Dragon’s Lair is actually a conversion of a Coleco Adam game that was published at the tail end of 1984. Software Projects acquired the license to convert it to home systems in the UK and made two games out of it.
While the Commodore 64 version of Dragon’s Lair is obviously much-loved by some people it has to be said that the game is archaic and unforgiving and the love this game gets is mostly from a position of nostalgia, rather than admiration of a great game design.

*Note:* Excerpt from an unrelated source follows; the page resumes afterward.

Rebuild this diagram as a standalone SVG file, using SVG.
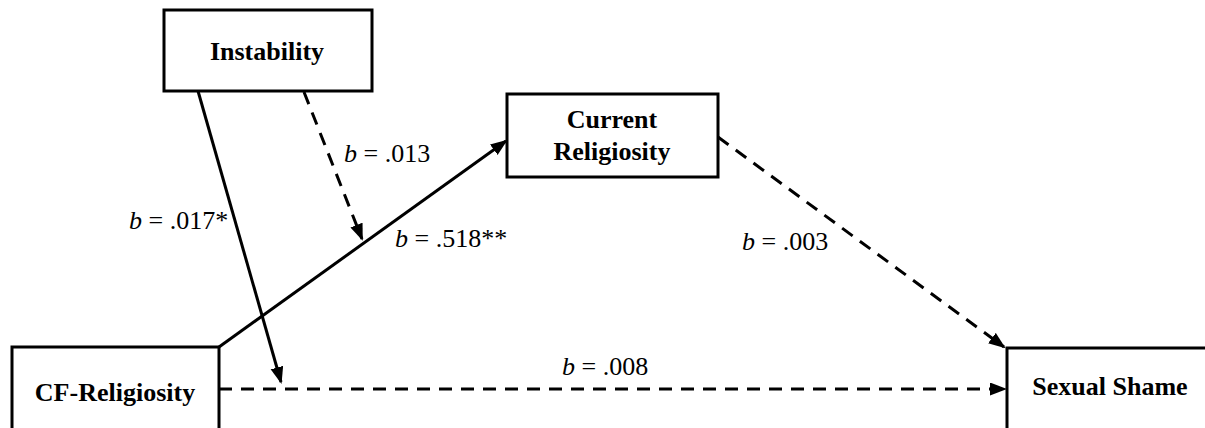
<svg xmlns="http://www.w3.org/2000/svg" width="1205" height="428" viewBox="0 0 1205 428">
<style>
.box{fill:#fff;stroke:#000;stroke-width:3}
.nt{font-weight:bold;font-size:26px;text-anchor:middle;fill:#000}
.lbl{font-size:26px;fill:#000}
.ln{fill:none;stroke:#000;stroke-width:3}
.dash{stroke-dasharray:13 9}
</style>
<defs>
<marker id="ah" markerUnits="userSpaceOnUse" markerWidth="18" markerHeight="14" refX="15" refY="6.5" orient="auto">
<path d="M0,0 L17,6.5 L0,13 z" fill="#000"/>
</marker>
</defs>
<rect width="1205" height="428" fill="#fff"/>
<g id="connectors">
<path class="ln" d="M219,347 L506,141" marker-end="url(#ah)"/>
<path class="ln" d="M198,91 L281,382" marker-end="url(#ah)"/>
<path class="ln dash" d="M304,92 L362,239" marker-end="url(#ah)"/>
<path class="ln dash" d="M718,137 L1004,347" marker-end="url(#ah)"/>
<path class="ln dash" d="M219,389 L1005,389" marker-end="url(#ah)"/>
</g>
<g font-family="'Liberation Serif', 'Times New Roman', Tinos, 'DejaVu Serif', serif">
<g id="node-instability">
<rect class="box" x="164" y="10" width="208" height="81"/>
<text class="nt" x="267" y="60">Instability</text>
</g>
<g id="node-current">
<rect class="box" x="507" y="94" width="211" height="83"/>
<text class="nt" x="612" y="128">Current</text>
<text class="nt" x="612" y="160">Religiosity</text>
</g>
<g id="node-cf">
<rect class="box" x="12" y="347" width="207" height="100"/>
<text class="nt" x="115" y="401">CF-Religiosity</text>
</g>
<g id="node-shame">
<rect class="box" x="1007" y="348" width="220" height="100"/>
<text class="nt" x="1110" y="395">Sexual Shame</text>
</g>
<g id="labels">
<text class="lbl" x="344" y="162"><tspan font-style="italic">b</tspan> = .013</text>
<text class="lbl" x="395" y="247"><tspan font-style="italic">b</tspan> = .518**</text>
<text class="lbl" x="129" y="229"><tspan font-style="italic">b</tspan> = .017*</text>
<text class="lbl" x="742" y="250"><tspan font-style="italic">b</tspan> = .003</text>
<text class="lbl" x="562" y="375"><tspan font-style="italic">b</tspan> = .008</text>
</g>
</g>
</svg>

Dragon’s Lair consists of nine different stages that try to mirror the feel of the arcade game. In the first stage Dirk the Daring must jump onto a falling platform then avoid being blown off it by ghostly heads. In the second stage Dirk must survive bouncing skulls and skeletal grabbing hands in a hallway of many doors. The third stage sees Dirk swinging on ropes along a burning pathway. Part four is another dodge and hack stage where Dirk must avoid death in a display room. Stage five is an isometric platform game with patrolling monsters. Part six is a battle with large snakes in a green dungeon. Part seven is another falling platform with blowing ghosts, just like the first stage but with slightly different colours. Part eight is a battle with the dark knight on a chequerboard floor, where Dirk must avoid his electric bolts and get close enough to hit him multiple times with his sword. And the ninth and final part is a confrontation with Singe the dragon in a deadly game of dodge-the-fireball.

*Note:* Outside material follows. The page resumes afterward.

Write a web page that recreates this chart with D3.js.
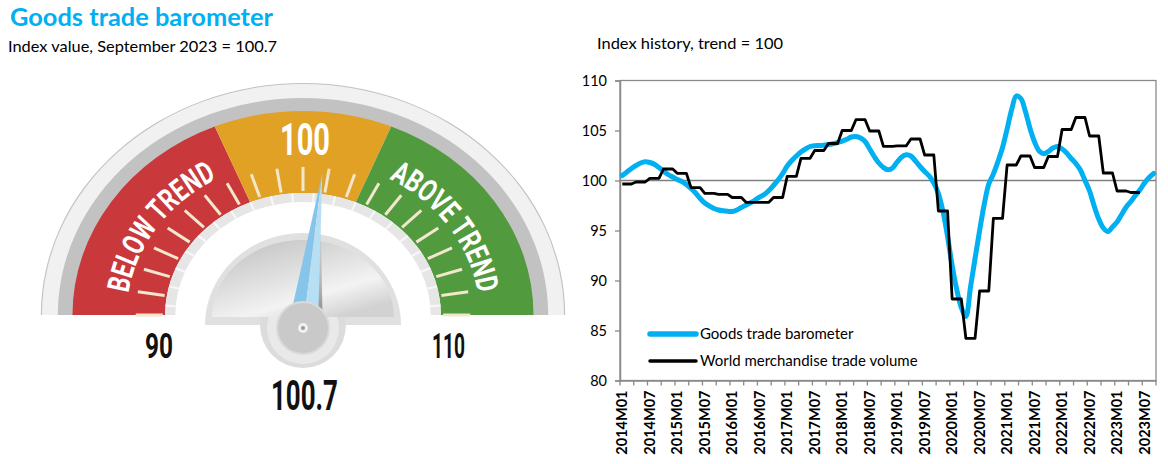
<!DOCTYPE html>
<html><head><meta charset="utf-8">
<script src="https://cdn.jsdelivr.net/npm/d3@7"></script>
<style>
html,body{margin:0;padding:0;background:#fff;}
svg{display:block;font-family:Lato,"Open Sans",sans-serif;}
</style></head><body>
<svg id="c" width="1168" height="464"></svg>
<script>
// ---------- data ----------
const chartTitle = "Goods trade barometer";
const gaugeSubtitle = "Index value, September 2023 = 100.7";
const historyTitle = "Index history, trend = 100";
const gaugeValue = 100.7;
const gaugeRange = [90, 110];
const zoneBreaks = [90, 97.5, 102.5, 110];
const zoneLabels = ["BELOW TREND", "100", "ABOVE TREND"];
const endLabels = ["90", "110"];
const seriesNames = ["Goods trade barometer", "World merchandise trade volume"];
const startYear = 2014;
const monthCount = 117;
const yTicks = [80, 85, 90, 95, 100, 105, 110];

const barometer = [
100.5, 100.85, 101.2, 101.5, 101.75, 101.87, 101.8, 101.62, 101.3, 100.95, 100.6, 100.35,
100.1, 99.9, 99.6, 99.2, 98.75, 98.2, 97.75, 97.45, 97.2, 97.05, 96.97, 96.92,
96.9, 97.05, 97.3, 97.55, 97.78, 98.05, 98.35, 98.6, 99.0, 99.5, 100.05, 100.7,
101.45, 102.0, 102.45, 102.85, 103.15, 103.4, 103.48, 103.5, 103.52, 103.6, 103.68, 103.8,
103.93, 104.12, 104.35, 104.4, 104.25, 103.9, 103.15, 102.4, 101.75, 101.3, 101.07, 101.25,
101.85, 102.35, 102.57, 102.45, 101.95, 101.4, 100.9, 100.45, 99.75, 98.7, 96.9, 94.4,
91.5, 89.1, 87.3, 86.4, 89.3, 92.2, 95.0, 97.6, 99.65, 100.65, 101.9, 103.3,
105.15, 107.1, 108.45, 108.2, 106.9, 105.2, 103.85, 102.95, 102.68, 102.9, 103.25, 103.4,
103.15, 102.75, 102.2, 101.7, 101.05, 100.0, 98.95, 97.45, 96.15, 95.25, 94.9, 95.35,
95.85, 96.6, 97.35, 97.9, 98.5, 99.07, 99.75, 100.3, 100.7
];

const tradeVolume = [
99.65,99.65,99.65, 99.85,99.85,99.85, 100.22,100.22,100.22, 101.15,101.15,101.15,
100.72,100.72,100.72, 99.28,99.28,99.28, 98.72,98.72,98.72, 98.62,98.62,98.62,
98.3,98.3,98.3, 97.82,97.82,97.82, 97.82,97.82,97.82, 98.3,98.3,98.3,
100.42,100.42,100.42, 102.22,102.22,102.22, 103.0,103.0,103.0, 103.7,103.7,103.7,
105.0,105.0,105.0, 106.08,106.08,106.08, 104.95,104.95,104.95, 103.42,103.42,103.42,
103.47,103.47,103.47, 104.15,104.15,104.15, 102.55,102.55,102.55, 96.95,96.95,96.95,
88.15,88.15,88.15, 84.22,84.22,84.22, 88.95,88.95,88.95, 96.22,96.22,96.22,
101.55,101.55,101.55, 102.45,102.45,102.45, 101.3,101.3,101.3, 102.4,102.4,102.4,
105.1,105.1,105.1, 106.3,106.3,106.3, 104.45,104.45,104.45, 100.75,100.75,100.75,
98.95,98.95,98.95, 98.8,98.8,98.8
];

const months = d3.range(monthCount).map(i =>
  `${startYear + Math.floor(i / 12)}M${String(i % 12 + 1).padStart(2, "0")}`);

// ---------- setup ----------
const svg = d3.select("#c");
const defs = svg.append("defs");

// titles
svg.append("text").attr("x", 10).attr("y", 26).text(chartTitle)
  .attr("font-size", 24).attr("font-weight", 700).attr("fill", "#00b0f0")
  .attr("textLength", 263).attr("lengthAdjust", "spacingAndGlyphs");
svg.append("text").attr("x", 8).attr("y", 52).text(gaugeSubtitle)
  .attr("font-size", 16).attr("fill", "#000")
  .attr("textLength", 269).attr("lengthAdjust", "spacingAndGlyphs");
svg.append("text").attr("x", 597).attr("y", 49).text(historyTitle)
  .attr("font-size", 16).attr("fill", "#000")
  .attr("textLength", 186).attr("lengthAdjust", "spacingAndGlyphs");

// ---------- gauge ----------
const G = { cx: 303, cy: 315, sx: 1.13 };
const ang = d3.scaleLinear().domain(gaugeRange).range([-Math.PI / 2, Math.PI / 2]);
const arc = d3.arc();
const A0 = -Math.PI / 2, A1 = Math.PI / 2;
const gauge = svg.append("g").attr("transform", `translate(${G.cx},${G.cy}) scale(${G.sx},1)`);

gauge.append("path").attr("d", arc({ innerRadius: 203, outerRadius: 232, startAngle: A0, endAngle: A1 }))
  .attr("fill", "#c2c2c2");
gauge.append("path").attr("d", arc({ innerRadius: 217, outerRadius: 231, startAngle: A0, endAngle: A1 }))
  .attr("fill", "#f1f1f1");

const zoneColors = ["#c9383a", "#e1a125", "#529a3e"];
d3.range(zoneBreaks.length - 1).forEach(i => {
  gauge.append("path")
    .attr("d", arc({ innerRadius: 122, outerRadius: 204, startAngle: ang(zoneBreaks[i]), endAngle: ang(zoneBreaks[i + 1]) }))
    .attr("fill", zoneColors[i]);
});
gauge.append("path").attr("d", arc({ innerRadius: 113, outerRadius: 122, startAngle: A0, endAngle: A1 }))
  .attr("fill", "#e6e6e6");

const tickVals = d3.range(gaugeRange[0], gaugeRange[1] + 1);
tickVals.slice(0, -1).forEach(v => {
  const a = ang(v + 0.5);
  gauge.append("line")
    .attr("x1", 113 * Math.sin(a)).attr("y1", -113 * Math.cos(a))
    .attr("x2", 122 * Math.sin(a)).attr("y2", -122 * Math.cos(a))
    .attr("stroke", "#f8f8f8").attr("stroke-width", 2).attr("vector-effect", "non-scaling-stroke");
});
tickVals.forEach(v => {
  const a = ang(v);
  gauge.append("line")
    .attr("x1", 124 * Math.sin(a)).attr("y1", -124 * Math.cos(a))
    .attr("x2", 148 * Math.sin(a)).attr("y2", -148 * Math.cos(a))
    .attr("stroke", "#f3e6cc").attr("stroke-width", 3).attr("vector-effect", "non-scaling-stroke");
});

// curved zone labels
function ellArc(a0, a1, r) {
  const x0 = G.cx + G.sx * r * Math.sin(a0), y0 = G.cy - r * Math.cos(a0);
  const x1 = G.cx + G.sx * r * Math.sin(a1), y1 = G.cy - r * Math.cos(a1);
  return `M${x0},${y0} A${G.sx * r},${r} 0 0 1 ${x1},${y1}`;
}
const deg = Math.PI / 180;
[[zoneLabels[0], -56 * deg, "tpL"], [zoneLabels[2], 56 * deg, "tpR"]].forEach(([t, c, id]) => {
  defs.append("path").attr("id", id).attr("d", ellArc(c - 34 * deg, c + 34 * deg, 156));
  svg.append("text").attr("font-family", "Roboto, sans-serif").attr("font-weight", 700)
    .attr("font-size", 31).attr("fill", "#fff")
    .append("textPath").attr("href", "#" + id).attr("startOffset", "50%")
    .attr("text-anchor", "middle").attr("textLength", 150).attr("lengthAdjust", "spacingAndGlyphs")
    .text(t);
});
svg.append("text").attr("x", 305).attr("y", 155).attr("text-anchor", "middle")
  .attr("font-family", "Roboto, sans-serif").attr("font-weight", 700).attr("font-size", 45)
  .attr("fill", "#fff").attr("textLength", 50).attr("lengthAdjust", "spacingAndGlyphs").text(zoneLabels[1]);

// end labels & value
svg.append("text").attr("x", 159).attr("y", 358).attr("text-anchor", "middle")
  .attr("font-family", "Roboto, sans-serif").attr("font-weight", 700).attr("font-size", 35)
  .attr("fill", "#111").attr("textLength", 28).attr("lengthAdjust", "spacingAndGlyphs").text(endLabels[0]);
svg.append("text").attr("x", 448.5).attr("y", 358).attr("text-anchor", "middle")
  .attr("font-family", "Roboto, sans-serif").attr("font-weight", 700).attr("font-size", 35)
  .attr("fill", "#111").attr("textLength", 33).attr("lengthAdjust", "spacingAndGlyphs").text(endLabels[1]);
svg.append("text").attr("x", 304.5).attr("y", 410).attr("text-anchor", "middle")
  .attr("font-family", "Roboto, sans-serif").attr("font-weight", 700).attr("font-size", 42)
  .attr("fill", "#111").attr("textLength", 67).attr("lengthAdjust", "spacingAndGlyphs").text(d3.format(".1f")(gaugeValue));

// hub
const hubGrad = defs.append("linearGradient").attr("id", "hubGrad")
  .attr("x1", 0).attr("y1", 0).attr("x2", 0.7).attr("y2", 1);
hubGrad.append("stop").attr("offset", 0).attr("stop-color", "#bdbdbd");
hubGrad.append("stop").attr("offset", 0.55).attr("stop-color", "#e4e4e4");
hubGrad.append("stop").attr("offset", 0.75).attr("stop-color", "#f3f3f3");
hubGrad.append("stop").attr("offset", 1).attr("stop-color", "#d2d2d2");

svg.append("path").attr("d", "M205,325 A98,92 0 0 1 401,325 Z").attr("fill", "#e0e0e0");
svg.append("circle").attr("cx", 303).attr("cy", 325).attr("r", 43).attr("fill", "#dcdcdc");
svg.append("circle").attr("cx", 303).attr("cy", 328).attr("r", 36).attr("fill", "#e9e9e9");
svg.append("path").attr("d", "M212,317 A91,77 0 0 1 394,317 Z").attr("fill", "url(#hubGrad)");

// needle
const na = ang(gaugeValue);
const visAngle = Math.atan2(G.sx * Math.sin(na), Math.cos(na)) / deg;
const needle = svg.append("g").attr("transform", `translate(303,328) rotate(${visAngle})`);
const shGrad = defs.append("linearGradient").attr("id", "shGrad").attr("x1", 0).attr("y1", 1).attr("x2", 0).attr("y2", 0);
shGrad.append("stop").attr("offset", 0).attr("stop-color", "#6f6f6f").attr("stop-opacity", 0.9);
shGrad.append("stop").attr("offset", 1).attr("stop-color", "#9a9a9a").attr("stop-opacity", 0);
needle.append("polygon").attr("points", "15,0 20,0 4,-110 1,-110").attr("fill", "url(#shGrad)");
needle.append("polygon").attr("points", "0,-156 -15,0 0,0").attr("fill", "#86c5e9");
needle.append("polygon").attr("points", "0,-156 0,0 15,0").attr("fill", "#b7dff4");

svg.append("circle").attr("cx", 303).attr("cy", 328).attr("r", 26).attr("fill", "#c9c9c9")
  .attr("stroke", "#dadada").attr("stroke-width", 2);
svg.append("circle").attr("cx", 303).attr("cy", 328).attr("r", 5).attr("fill", "#f0f0f0");
svg.append("circle").attr("cx", 303).attr("cy", 328).attr("r", 2).attr("fill", "#9a9a9a");

// ---------- line chart ----------
const plot = { left: 620, right: 1156, top: 80.5, bottom: 380.5 };
const x = d3.scaleBand().domain(months).range([plot.left, plot.right]).padding(0);
const y = d3.scaleLinear().domain([80, 110]).range([plot.bottom, plot.top]);
const xc = i => x(months[i]) + x.bandwidth() / 2;
const axisColor = "#8a8a8a";
const chart = svg.append("g");

chart.append("rect").attr("x", plot.left).attr("y", plot.top)
  .attr("width", plot.right - plot.left).attr("height", plot.bottom - plot.top)
  .attr("fill", "none").attr("stroke", axisColor).attr("stroke-width", 1.3);
chart.append("line").attr("x1", plot.left).attr("x2", plot.right)
  .attr("y1", y(100)).attr("y2", y(100)).attr("stroke", "#7f7f7f").attr("stroke-width", 1.5);

chart.append("g").attr("transform", `translate(${plot.left},0)`)
  .call(d3.axisLeft(y).tickValues(yTicks).tickSize(5).tickPadding(8).tickFormat(d3.format("d")))
  .call(g => {
    g.select(".domain").attr("stroke", axisColor).attr("stroke-width", 1.5);
    g.selectAll(".tick line").attr("stroke", axisColor).attr("stroke-width", 1.3);
    g.selectAll("text").attr("font-family", "Lato").attr("font-size", 14.5).attr("fill", "#000");
  });

const labelMonths = months.filter((m, i) => i % 6 === 0);
chart.append("g").attr("transform", `translate(0,${plot.bottom})`)
  .call(d3.axisBottom(x).tickValues(labelMonths).tickSize(0).tickSizeOuter(0))
  .call(g => {
    g.select(".domain").attr("stroke", axisColor).attr("stroke-width", 1.5);
    g.selectAll("text").attr("font-family", "Lato").attr("font-size", 14.5).attr("font-weight", 700)
      .attr("fill", "#000").attr("transform", "rotate(-90)").attr("x", -10).attr("y", 0)
      .attr("dy", "0.35em").attr("text-anchor", "end");
  });
const quarterEdges = months.filter((m, i) => i % 3 === 0).map(m => x(m)).concat([plot.right]);
chart.append("g").selectAll("line").data(quarterEdges).join("line")
  .attr("x1", d => d).attr("x2", d => d).attr("y1", plot.bottom).attr("y2", plot.bottom + 5)
  .attr("stroke", axisColor).attr("stroke-width", 1.3);

const lineB = d3.line().x((d, i) => xc(i)).y(d => y(d)).curve(d3.curveCatmullRom.alpha(0.5));
chart.append("path").datum(barometer).attr("d", lineB).attr("fill", "none")
  .attr("stroke", "#00b0f0").attr("stroke-width", 5).attr("stroke-linejoin", "round").attr("stroke-linecap", "round");
const lineT = d3.line().x((d, i) => xc(i)).y(d => y(d));
chart.append("path").datum(tradeVolume).attr("d", lineT).attr("fill", "none")
  .attr("stroke", "#000").attr("stroke-width", 2.8).attr("stroke-linejoin", "round");

// legend
const legColors = ["#00b0f0", "#000"];
const legWidths = [5.5, 3.5];
seriesNames.forEach((name, i) => {
  const ly = 334 + i * 27;
  chart.append("line").attr("x1", 650).attr("x2", 696).attr("y1", ly).attr("y2", ly)
    .attr("stroke", legColors[i]).attr("stroke-width", legWidths[i]).attr("stroke-linecap", "round");
  chart.append("text").attr("x", 700).attr("y", ly + 5).text(name)
    .attr("font-size", 15).attr("fill", "#000");
});
</script>
</body></html>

In the majority of the stages the aim is to time it right and hit the correct sequence of moves to either dodge meanies or hit them with your sword. In the rope-swinging section it’s a case of timing your jumps correctly. In the isometric platform stage you have to get your jumps right and hit the monsters with your sword – and move quickly because the platforms are disappearing behind you. The game is basically a collection of extremely difficult minigames that have little room for error, and every time you mess up and lose a life there’s an intermission screen showing Dirk reduced to bones then resurrected again – just like in the arcade game.
If you know what you’re doing (and maybe use quicksaves) then you can blitz through Dragon’s Lair in less than twenty minutes, although most people will probably give up playing after the first stage. A much better sequel to this, called Escape From Singe’s Castle, was released by Software Projects in 1987.